Just by the way of cumulative abuse and ill wish that is hurled on such occasions, I fear for the success and safety of the grand Metro project that has the length and breadth dug up of what once used to be a serene and still orderly capital. Gigantic metropolitans, a world apart from the capital, are now ungovernable by their sheer size. People talk of the lack of drinking water in rural Pakistan; try swishing at what goes for water in these humungous towns of Pakistan. A mix of water and sewerage is what goes for drinking water everywhere. Town planning has not touched us by a distance. Each new settlement is disconnected to any overarching plan of waste disposal; in fact, none exists. Not even in the capital where they deposit their filth and trash in an open ground now being gradually enclosed with expanding habitation. Our answer: periodic ploughing. Ayaz Amir’s plastic bags still refuse to die and protrude unabashedly.

And no, it doesn’t touch anybody, and none is concerned. That is the bigger problem. As I chatted with a lawmaker the evening of the jammed capital, he wasn’t even aware of anything unusual. In Pakistan, you can safely block out the detestable and the distasteful and coexist in your own sweet world of contrived comfort. Having someone from a humble background like Joko Widodo — the Indonesian president — in Pakistan, is a pipedream. Those who proclaim to turn around the day for the poor and the impoverished spew another kind of garbage, which, too, has found no disposal, yet. If indeed Pakistan must float, this will have to change. We need natural empathy, not contrived empathy.

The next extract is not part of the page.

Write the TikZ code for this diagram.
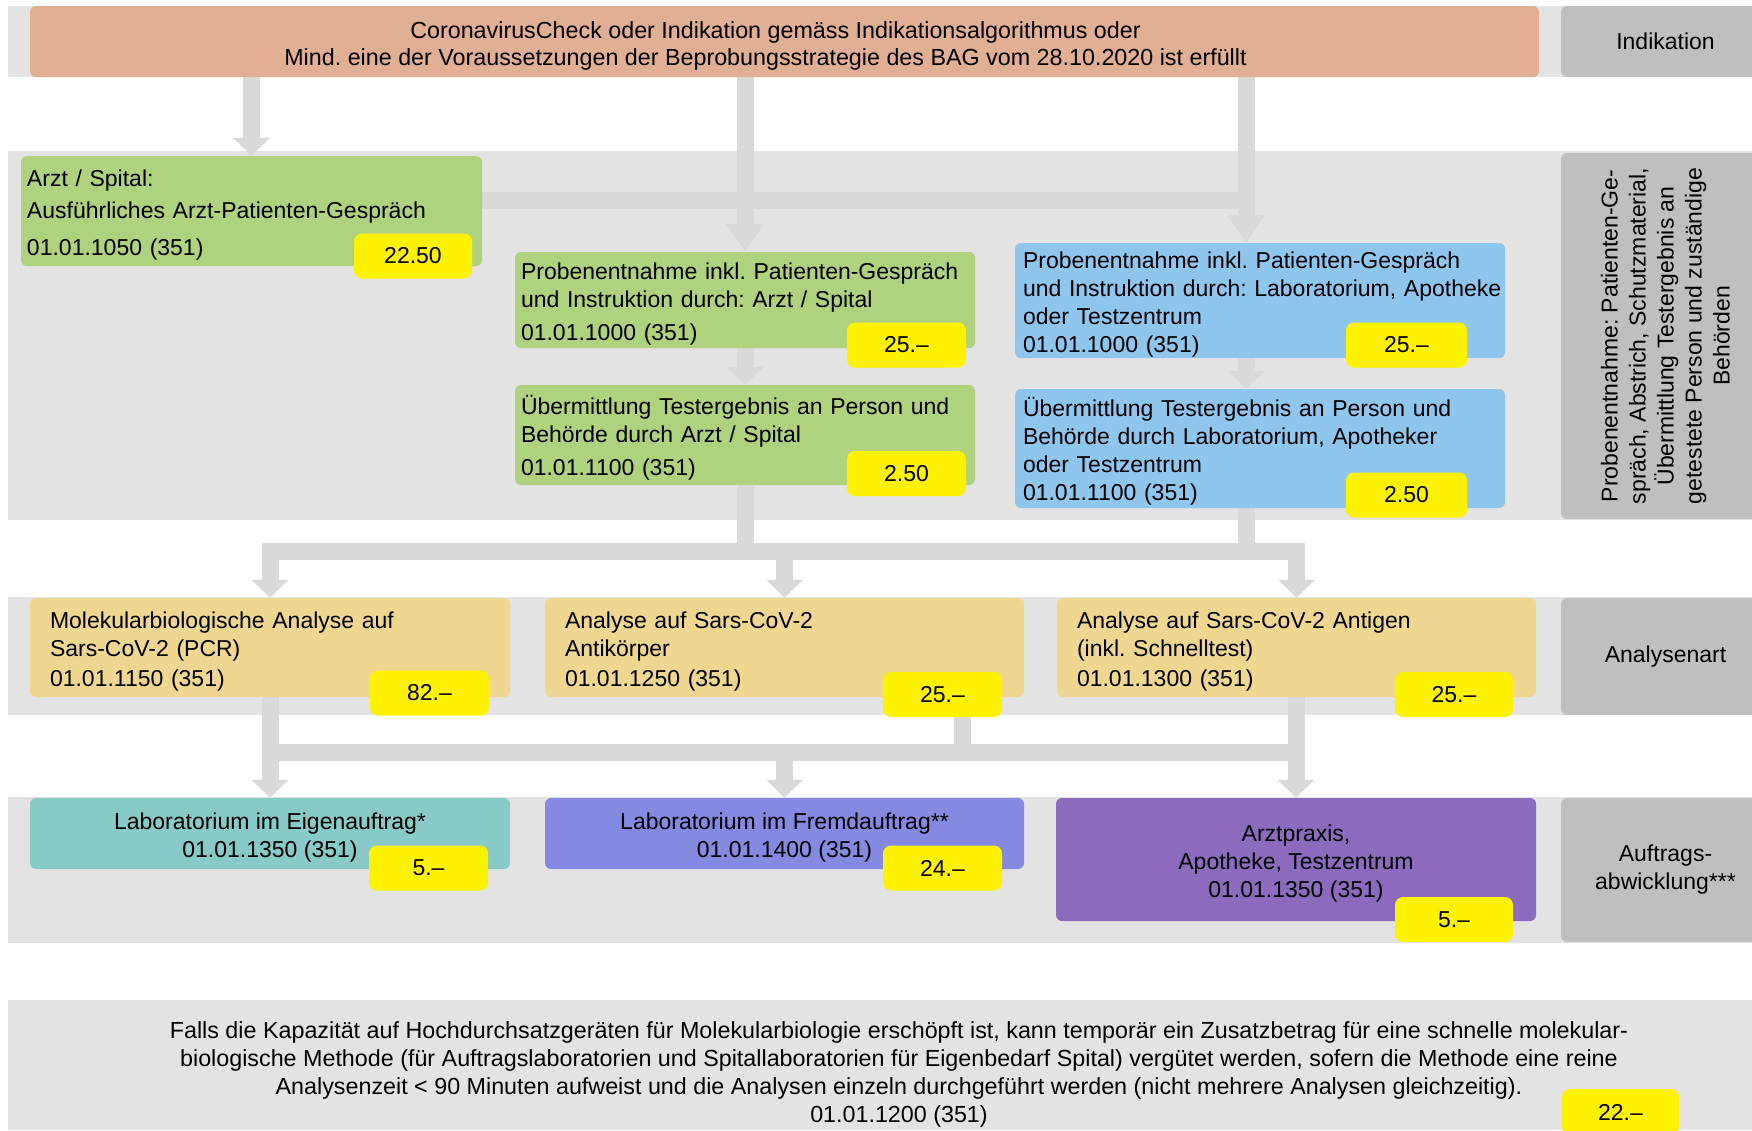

Pakistani society stands at its weakest point in history. Below this, it must simply implode. And it is not entirely its fault. The locus of power, the politicians, the military and the clergy, essentially determine societal attitudes, as well as the society’s level of antipathy. What these leaders of men betray, this nation exemplifies. If we seem aggressive and undisciplined, that is what this nation has internalised as a trend that delivers. If we hold certain impassivity to corruption, that is what is now the norm among the elite. If we don’t observe the law, it is because the powerful don’t observe the law. We remain shorn of a sense of responsibility, bordering on a dead collective conscience, and immune to any sense of a collective social outrage. We are not only impassive, we are civilisationally dead. Our moral manhood left us a long time back.

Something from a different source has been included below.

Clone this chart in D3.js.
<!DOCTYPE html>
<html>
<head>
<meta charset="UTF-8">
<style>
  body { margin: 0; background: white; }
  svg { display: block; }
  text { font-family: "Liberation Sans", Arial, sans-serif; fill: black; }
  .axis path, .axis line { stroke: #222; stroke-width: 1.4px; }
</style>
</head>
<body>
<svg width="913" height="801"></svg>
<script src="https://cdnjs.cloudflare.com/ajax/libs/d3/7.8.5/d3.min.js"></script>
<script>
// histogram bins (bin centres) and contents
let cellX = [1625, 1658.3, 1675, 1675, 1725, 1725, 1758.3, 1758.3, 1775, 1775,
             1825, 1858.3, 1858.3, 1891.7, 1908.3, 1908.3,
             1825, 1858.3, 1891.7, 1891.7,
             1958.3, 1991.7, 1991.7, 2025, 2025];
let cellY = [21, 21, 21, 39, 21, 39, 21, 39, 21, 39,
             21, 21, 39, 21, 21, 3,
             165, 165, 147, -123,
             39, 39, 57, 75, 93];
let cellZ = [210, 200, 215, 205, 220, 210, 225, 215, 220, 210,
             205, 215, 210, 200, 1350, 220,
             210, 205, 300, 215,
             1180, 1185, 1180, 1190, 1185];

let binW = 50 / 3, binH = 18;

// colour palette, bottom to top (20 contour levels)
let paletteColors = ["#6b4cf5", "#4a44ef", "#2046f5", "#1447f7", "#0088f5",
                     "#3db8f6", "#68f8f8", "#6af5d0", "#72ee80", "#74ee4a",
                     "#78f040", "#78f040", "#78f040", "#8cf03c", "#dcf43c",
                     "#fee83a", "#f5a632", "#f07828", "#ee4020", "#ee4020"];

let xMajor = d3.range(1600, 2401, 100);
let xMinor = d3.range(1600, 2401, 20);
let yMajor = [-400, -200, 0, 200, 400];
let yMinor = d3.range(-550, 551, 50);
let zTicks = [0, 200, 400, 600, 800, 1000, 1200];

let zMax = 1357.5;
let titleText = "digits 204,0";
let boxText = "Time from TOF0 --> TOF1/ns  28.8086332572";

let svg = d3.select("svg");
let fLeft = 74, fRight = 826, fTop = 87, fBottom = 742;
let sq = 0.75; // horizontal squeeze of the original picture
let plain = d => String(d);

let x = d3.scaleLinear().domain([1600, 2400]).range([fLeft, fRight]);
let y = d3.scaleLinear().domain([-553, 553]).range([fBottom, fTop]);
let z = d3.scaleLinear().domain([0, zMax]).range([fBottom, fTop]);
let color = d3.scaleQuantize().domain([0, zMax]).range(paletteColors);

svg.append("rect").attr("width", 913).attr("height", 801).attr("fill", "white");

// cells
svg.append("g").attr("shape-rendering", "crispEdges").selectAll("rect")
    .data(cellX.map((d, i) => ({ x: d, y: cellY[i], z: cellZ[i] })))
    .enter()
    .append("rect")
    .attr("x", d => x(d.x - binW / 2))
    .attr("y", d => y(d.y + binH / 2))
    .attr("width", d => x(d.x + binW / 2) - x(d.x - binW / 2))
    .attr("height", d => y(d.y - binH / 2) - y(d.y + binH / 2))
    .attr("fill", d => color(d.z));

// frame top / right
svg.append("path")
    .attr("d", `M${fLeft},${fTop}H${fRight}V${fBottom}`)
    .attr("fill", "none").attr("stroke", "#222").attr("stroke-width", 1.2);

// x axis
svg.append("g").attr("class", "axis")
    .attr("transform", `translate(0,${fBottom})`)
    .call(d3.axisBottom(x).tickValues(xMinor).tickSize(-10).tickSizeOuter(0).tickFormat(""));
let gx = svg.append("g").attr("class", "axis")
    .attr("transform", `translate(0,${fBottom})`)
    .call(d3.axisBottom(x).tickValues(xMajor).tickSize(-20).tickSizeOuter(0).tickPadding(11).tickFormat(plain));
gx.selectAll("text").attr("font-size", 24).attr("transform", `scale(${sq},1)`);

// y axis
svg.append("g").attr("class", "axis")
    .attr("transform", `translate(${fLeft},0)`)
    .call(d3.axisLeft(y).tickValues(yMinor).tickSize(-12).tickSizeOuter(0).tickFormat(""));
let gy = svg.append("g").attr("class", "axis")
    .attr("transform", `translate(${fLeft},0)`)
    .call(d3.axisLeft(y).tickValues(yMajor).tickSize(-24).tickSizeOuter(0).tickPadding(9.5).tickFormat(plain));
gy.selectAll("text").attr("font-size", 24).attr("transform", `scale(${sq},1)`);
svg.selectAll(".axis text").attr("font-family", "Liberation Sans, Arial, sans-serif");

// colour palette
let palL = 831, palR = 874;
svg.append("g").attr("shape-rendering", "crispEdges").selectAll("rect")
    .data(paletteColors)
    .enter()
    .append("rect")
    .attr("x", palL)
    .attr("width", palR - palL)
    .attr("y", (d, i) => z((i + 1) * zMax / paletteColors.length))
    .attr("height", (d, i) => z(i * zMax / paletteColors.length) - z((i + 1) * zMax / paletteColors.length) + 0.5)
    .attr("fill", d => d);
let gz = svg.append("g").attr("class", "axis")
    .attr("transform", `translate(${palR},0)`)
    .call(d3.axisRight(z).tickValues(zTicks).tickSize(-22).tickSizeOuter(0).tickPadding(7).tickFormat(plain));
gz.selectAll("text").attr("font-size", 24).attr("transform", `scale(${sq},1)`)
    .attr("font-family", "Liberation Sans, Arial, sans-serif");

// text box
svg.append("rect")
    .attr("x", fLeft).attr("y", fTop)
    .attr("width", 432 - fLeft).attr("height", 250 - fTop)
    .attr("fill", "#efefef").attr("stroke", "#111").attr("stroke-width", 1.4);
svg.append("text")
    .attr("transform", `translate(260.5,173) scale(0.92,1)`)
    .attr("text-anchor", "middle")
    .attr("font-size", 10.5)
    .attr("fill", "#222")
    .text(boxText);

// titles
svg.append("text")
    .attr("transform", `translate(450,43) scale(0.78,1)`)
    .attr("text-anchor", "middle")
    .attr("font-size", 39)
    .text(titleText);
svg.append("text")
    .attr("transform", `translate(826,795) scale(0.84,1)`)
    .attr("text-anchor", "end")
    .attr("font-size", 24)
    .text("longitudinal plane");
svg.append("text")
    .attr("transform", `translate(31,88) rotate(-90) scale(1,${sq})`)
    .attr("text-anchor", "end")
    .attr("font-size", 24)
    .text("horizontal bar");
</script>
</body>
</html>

Our politics cannot live in the 1990s. Sadly, despite the dharnas and the bit of a contrived challenge they have posed to conventional politics, little may have been learnt within the political establishment. And lest we get too excited, I count Imran Khan and all his cohort representatives of the same genre. The politics of patronage must graduate to policy and governance. Policy is universal; not targeted, unless universally targeted. Governance is the attitudinal change that must encompass accountability, rule of law, administrative efficiency and order.

The army must remain focused on what it does best — provide security; essentially external, and internal, when asked. Beyond that, it must politely refuse to become a factor in political game-playing. It must also dispense its traditional proclivity to oversee policy and political direction. It must enable the politicians their freedom to think and pursue policy delineation independently. The days of certifying patriotic credentials of anyone are long past. It is important for the military to know that it doesn’t know everything, especially on policy and governance; such resident belief is injurious and harmful to our national cause.

The clergy having gained recent eminence must use its power and influence to forge tolerance and inclusiveness in society. Religion must be seen as a positive force, not a divisive trend. Scholars of repute from diverse strains need to enunciate a common minimum agenda on religion and religious thought, along with a code of strictly applied discipline among its followers to ensure its negative impact is neutralised and does not pose to society its biggest vulnerability. Inclusion, tolerance and cohesion must be the new mantra among the social religious thinkers to keep Pakistan afloat.

And then, just maybe, we will keep going.

Published in The Express Tribune, November 15th, 2014.